• **SUPPLIED MATERIAL**
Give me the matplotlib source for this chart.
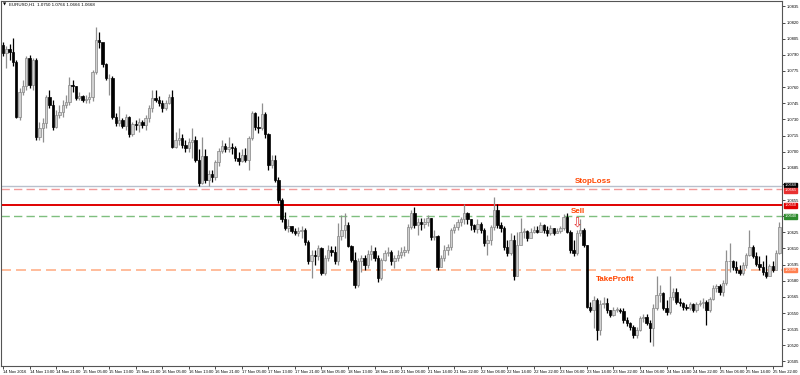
import matplotlib
matplotlib.use("Agg")
import matplotlib.pyplot as plt
import numpy as np

plt.rcParams['font.family'] = ['Liberation Sans', 'DejaVu Sans']

title_text = "EURUSD,H1  1.0750 1.0766 1.0666 1.0668"

first_open = 1.0799
closes = [1.0792,1.0795,1.0793,1.0783,1.0732,1.0755,1.0761,1.0787,1.0762,1.0785,
          1.0714,1.0722,1.0727,1.0751,1.0743,1.0723,1.0734,1.0737,1.0743,1.0746,
          1.0762,1.0761,1.0750,1.0752,1.0748,1.0749,1.0751,1.0774,1.0804,1.0802,
          1.0781,1.0768,1.0768,1.0732,1.0727,1.0729,1.0724,1.0732,1.0716,1.0726,
          1.0725,1.0728,1.0725,1.0731,1.0741,1.0750,1.0748,1.0745,1.0741,1.0745,
          1.0751,1.0704,1.0711,1.0713,1.0706,1.0703,1.0709,1.0711,1.0692,1.0671,
          1.0696,1.0674,1.0679,1.0676,1.0690,1.0701,1.0705,1.0702,1.0704,1.0703,
          1.0694,1.0691,1.0697,1.0692,1.0713,1.0736,1.0723,1.0722,1.0735,1.0716,
          1.0688,1.0692,1.0674,1.0655,1.0637,1.0629,1.0631,1.0626,1.0624,1.0626,
          1.0627,1.0616,1.0598,1.0604,1.0603,1.0610,1.0587,1.0601,1.0609,1.0607,
          1.0598,1.0622,1.0627,1.0632,1.0612,1.0599,1.0576,1.0598,1.0601,1.0595,
          1.0605,1.0608,1.0601,1.0583,1.0599,1.0606,1.0607,1.0598,1.0601,1.0604,
          1.0607,1.0609,1.0630,1.0643,1.0632,1.0635,1.0633,1.0635,1.0638,1.0621,
          1.0622,1.0593,1.0601,1.0609,1.0611,1.0627,1.0630,1.0635,1.0637,1.0643,
          1.0637,1.0632,1.0628,1.0633,1.0627,1.0615,1.0618,1.0630,1.0646,1.0632,
          1.0629,1.0611,1.0606,1.0618,1.0584,1.0613,1.0625,1.0626,1.0620,1.0625,
          1.0627,1.0625,1.0632,1.0627,1.0624,1.0629,1.0624,1.0626,1.0629,1.0639,
          1.0625,1.0609,1.0606,1.0624,1.0627,1.0613,1.0556,1.0553,1.0562,1.0534,
          1.0558,1.0559,1.0553,1.0548,1.0553,1.0553,1.0552,1.0544,1.0541,1.0537,
          1.0530,1.0534,1.0545,1.0546,1.0541,1.0536,1.0555,1.0567,1.0569,1.0555,
          1.0551,1.0565,1.0570,1.0560,1.0559,1.0556,1.0555,1.0558,1.0553,1.0558,
          1.0559,1.0560,1.0553,1.0563,1.0573,1.0575,1.0570,1.0578,1.0598,1.0598,
          1.0593,1.0590,1.0587,1.0595,1.0604,1.0611,1.0603,1.0596,1.0593,1.0588,
          1.0584,1.0594,1.0590,1.0606,1.0630]
highs = [1.0802,1.0798,1.0800,1.0806,1.0785,1.0759,1.0767,1.0789,1.0790,1.0787,
         1.0787,1.0728,1.0731,1.0753,1.0757,1.0748,1.0739,1.0743,1.0748,1.0753,
         1.0769,1.0767,1.0761,1.0755,1.0753,1.0753,1.0755,1.0776,1.0816,1.0811,
         1.0800,1.0782,1.0772,1.0770,1.0736,1.0742,1.0731,1.0735,1.0733,1.0728,
         1.0729,1.0731,1.0729,1.0734,1.0743,1.0757,1.0757,1.0752,1.0748,1.0748,
         1.0754,1.0757,1.0718,1.0722,1.0716,1.0711,1.0713,1.0722,1.0715,1.0702,
         1.0714,1.0702,1.0683,1.0683,1.0692,1.0703,1.0711,1.0708,1.0714,1.0708,
         1.0705,1.0700,1.0702,1.0703,1.0715,1.0738,1.0737,1.0733,1.0745,1.0737,
         1.0717,1.0697,1.0697,1.0676,1.0657,1.0644,1.0637,1.0631,1.0629,1.0630,
         1.0631,1.0629,1.0618,1.0609,1.0609,1.0613,1.0611,1.0604,1.0613,1.0612,
         1.0612,1.0634,1.0641,1.0643,1.0635,1.0613,1.0607,1.0601,1.0604,1.0604,
         1.0609,1.0613,1.0611,1.0604,1.0601,1.0609,1.0611,1.0609,1.0604,1.0609,
         1.0611,1.0612,1.0633,1.0646,1.0649,1.0638,1.0638,1.0638,1.0641,1.0638,
         1.0627,1.0623,1.0604,1.0613,1.0614,1.0629,1.0633,1.0637,1.0639,1.0651,
         1.0644,1.0637,1.0633,1.0637,1.0635,1.0629,1.0623,1.0632,1.0658,1.0651,
         1.0635,1.0631,1.0618,1.0624,1.0623,1.0625,1.0638,1.0629,1.0627,1.0629,
         1.0631,1.0631,1.0635,1.0633,1.0631,1.0632,1.0629,1.0629,1.0631,1.0642,
         1.0643,1.0627,1.0618,1.0627,1.0637,1.0629,1.0613,1.0560,1.0566,1.0564,
         1.0562,1.0565,1.0564,1.0553,1.0556,1.0556,1.0555,1.0555,1.0546,1.0542,
         1.0539,1.0537,1.0547,1.0549,1.0549,1.0544,1.0558,1.0584,1.0576,1.0570,
         1.0562,1.0584,1.0573,1.0573,1.0564,1.0560,1.0558,1.0560,1.0559,1.0560,
         1.0562,1.0564,1.0562,1.0565,1.0576,1.0577,1.0577,1.0581,1.0609,1.0615,
         1.0599,1.0598,1.0595,1.0597,1.0606,1.0627,1.0613,1.0607,1.0603,1.0598,
         1.0604,1.0596,1.0598,1.0609,1.0635]
lows = [1.0789,1.0778,1.0785,1.0780,1.0731,1.0729,1.0753,1.0757,1.0759,1.0757,
        1.0711,1.0711,1.0709,1.0722,1.0741,1.0720,1.0722,1.0731,1.0732,1.0741,
        1.0743,1.0755,1.0748,1.0748,1.0746,1.0745,1.0745,1.0747,1.0772,1.0796,
        1.0779,1.0767,1.0753,1.0730,1.0724,1.0724,1.0722,1.0720,1.0714,1.0715,
        1.0720,1.0718,1.0722,1.0720,1.0728,1.0737,1.0746,1.0742,1.0737,1.0739,
        1.0744,1.0703,1.0703,1.0706,1.0703,1.0700,1.0700,1.0694,1.0690,1.0668,
        1.0670,1.0671,1.0668,1.0672,1.0674,1.0687,1.0699,1.0700,1.0700,1.0698,
        1.0691,1.0688,1.0690,1.0690,1.0683,1.0711,1.0720,1.0717,1.0720,1.0713,
        1.0683,1.0685,1.0672,1.0652,1.0635,1.0627,1.0625,1.0624,1.0623,1.0622,
        1.0620,1.0613,1.0596,1.0583,1.0595,1.0599,1.0585,1.0585,1.0598,1.0603,
        1.0596,1.0595,1.0618,1.0620,1.0611,1.0597,1.0573,1.0574,1.0588,1.0590,
        1.0592,1.0599,1.0598,1.0579,1.0581,1.0598,1.0603,1.0595,1.0592,1.0598,
        1.0601,1.0603,1.0606,1.0628,1.0629,1.0623,1.0627,1.0629,1.0631,1.0618,
        1.0618,1.0590,1.0595,1.0598,1.0604,1.0609,1.0624,1.0627,1.0631,1.0633,
        1.0633,1.0627,1.0625,1.0624,1.0624,1.0612,1.0604,1.0613,1.0627,1.0629,
        1.0625,1.0609,1.0603,1.0604,1.0581,1.0584,1.0616,1.0620,1.0617,1.0622,
        1.0624,1.0624,1.0625,1.0624,1.0622,1.0623,1.0623,1.0624,1.0624,1.0627,
        1.0624,1.0606,1.0603,1.0604,1.0622,1.0611,1.0555,1.0551,1.0536,1.0525,
        1.0530,1.0555,1.0550,1.0546,1.0547,1.0551,1.0550,1.0541,1.0538,1.0534,
        1.0527,1.0527,1.0533,1.0542,1.0539,1.0523,1.0519,1.0553,1.0560,1.0553,
        1.0548,1.0549,1.0562,1.0558,1.0557,1.0553,1.0553,1.0553,1.0551,1.0551,
        1.0557,1.0555,1.0539,1.0551,1.0562,1.0570,1.0567,1.0566,1.0576,1.0588,
        1.0590,1.0587,1.0585,1.0585,1.0592,1.0603,1.0601,1.0594,1.0590,1.0585,
        1.0583,1.0585,1.0588,1.0592,1.0605]

time_labels = ["14 Nov 2016","14 Nov 13:00","14 Nov 21:00","15 Nov 05:00","15 Nov 13:00",
               "15 Nov 21:00","16 Nov 05:00","16 Nov 13:00","16 Nov 21:00","17 Nov 05:00",
               "17 Nov 13:00","17 Nov 21:00","18 Nov 05:00","18 Nov 13:00","18 Nov 21:00",
               "21 Nov 06:00","21 Nov 14:00","21 Nov 22:00","22 Nov 06:00","22 Nov 14:00",
               "22 Nov 22:00","23 Nov 06:00","23 Nov 14:00","23 Nov 22:00","24 Nov 06:00",
               "24 Nov 14:00","24 Nov 22:00","25 Nov 06:00","25 Nov 14:00","25 Nov 22:00"]
label_step = 8

bid_price = 1.0668
stop_loss = 1.0665
entry_price = 1.0650
sell_level = 1.0640
take_profit = 1.0590
sell_bar = 173
sell_arrow_price = 1.0633

price_ticks = [1.0505,1.0520,1.0535,1.0550,1.0565,1.0580,1.0595,1.0610,1.0625,1.0640,
               1.0655,1.0670,1.0685,1.0700,1.0715,1.0730,1.0745,1.0760,1.0775,1.0790,
               1.0805,1.0820,1.0835]
# tick labels hidden behind the level boxes on the price scale
covered_ticks = [1.0640, 1.0670]

opens = [first_open] + closes[:-1]
n = len(closes)
x = np.arange(n)

fig = plt.figure(figsize=(8, 3.75), dpi=100)
ax = fig.add_axes([1/800, 9/375, 781/800, 365/375])

o = np.array(opens); c = np.array(closes); h = np.array(highs); l = np.array(lows)
bull = c >= o
bear = ~bull
ax.vlines(x[bull], l[bull], h[bull], color="#8f8f8f", lw=0.9, zorder=2)
ax.vlines(x[bear], l[bear], h[bear], color="#000000", lw=0.9, zorder=2)
bw = 0.72
hb = np.maximum(np.abs(c - o), 0.00006)
ax.bar(x[bull], hb[bull], bottom=np.minimum(o, c)[bull], width=bw,
       color="#d0d0d0", edgecolor="#858585", linewidth=0.5, zorder=3)
ax.bar(x[bear], hb[bear], bottom=np.minimum(o, c)[bear], width=bw,
       color="#000000", edgecolor="#000000", linewidth=0.5, zorder=3)

ax.axhline(bid_price, color="#b8c0cc", lw=1.0, zorder=1)
ax.axhline(stop_loss, color="#f29a9a", lw=1.0, ls=(0, (6, 3)), zorder=1)
ax.axhline(entry_price, color="#e00000", lw=1.4, zorder=1)
ax.axhline(sell_level, color="#7fbf7f", lw=1.0, ls=(0, (6, 3)), zorder=1)
ax.axhline(take_profit, color="#ffb08a", lw=1.2, ls=(0, (6, 3)), zorder=1)

lab_col = "#ff4500"
ax.text(172.3, 1.0672, "StopLoss", color=lab_col, fontsize=5.8, fontweight="bold",
        ha="left", va="center", zorder=5)
ax.text(171.2, 1.06445, "Sell", color=lab_col, fontsize=5.8, fontweight="bold",
        ha="left", va="center", zorder=5)
ax.text(178.8, 1.0581, "TakeProfit", color=lab_col, fontsize=5.8, fontweight="bold",
        ha="left", va="center", zorder=5)
ax.text(sell_bar, sell_arrow_price, "\u21e9", color="#e03030", fontsize=9.5,
        family="DejaVu Sans", ha="center", va="center", zorder=6)

ax.set_xlim(-0.6, 234.8)
ax.set_ylim(1.05008, 1.08400)

ax.yaxis.tick_right()
ax.set_yticks(price_ticks)
ax.set_yticklabels(["" if p in covered_ticks else f"{p:.4f}" for p in price_ticks],
                   fontsize=3.0, color="#000000")
ax.tick_params(axis="y", length=2, width=0.5, pad=1.2, colors="#000000")

xt = [i * label_step for i in range(len(time_labels))]
ax.set_xticks(xt)
ax.set_xticklabels(time_labels, fontsize=3.0, ha="left")
ax.tick_params(axis="x", length=2, width=0.5, pad=0.8)

for s in ax.spines.values():
    s.set_color("#555555")
    s.set_linewidth(0.8)

def price_box(val, bg, txt, fg="white"):
    ax.text(1.003, val, txt, transform=ax.get_yaxis_transform(),
            fontsize=2.8, color=fg, ha="left", va="center",
            bbox=dict(boxstyle="square,pad=0.12", fc=bg, ec=bg), zorder=10, clip_on=False)

price_box(bid_price + 0.0001, "#000000", "1.0668")
price_box(stop_loss - 0.0001, "#e83030", "1.0665")
price_box(entry_price, "#e00000", "1.0650")
price_box(sell_level, "#2e8b2e", "1.0640")
price_box(take_profit, "#ff7f50", "1.0590")

fig.text(3/800, 1 - 5/375, "\u25bc", fontsize=3, va="center", ha="left", color="#000000",
         family="DejaVu Sans")
fig.text(9/800, 1 - 5/375, title_text, fontsize=3.2, va="center", ha="left", color="#000000")

fig.savefig("out.png", dpi=100, facecolor="white")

• **YOUR GOAL**
From the opening line of the listing above through the line bearing "1.0750 1.0766 1.0666", repeat each line exactly. Drop every picture.

• **RESULT**
Give me the matplotlib source for this chart.
import matplotlib
matplotlib.use("Agg")
import matplotlib.pyplot as plt
import numpy as np

plt.rcParams['font.family'] = ['Liberation Sans', 'DejaVu Sans']

title_text = "EURUSD,H1  1.0750 1.0766 1.0666 1.0668"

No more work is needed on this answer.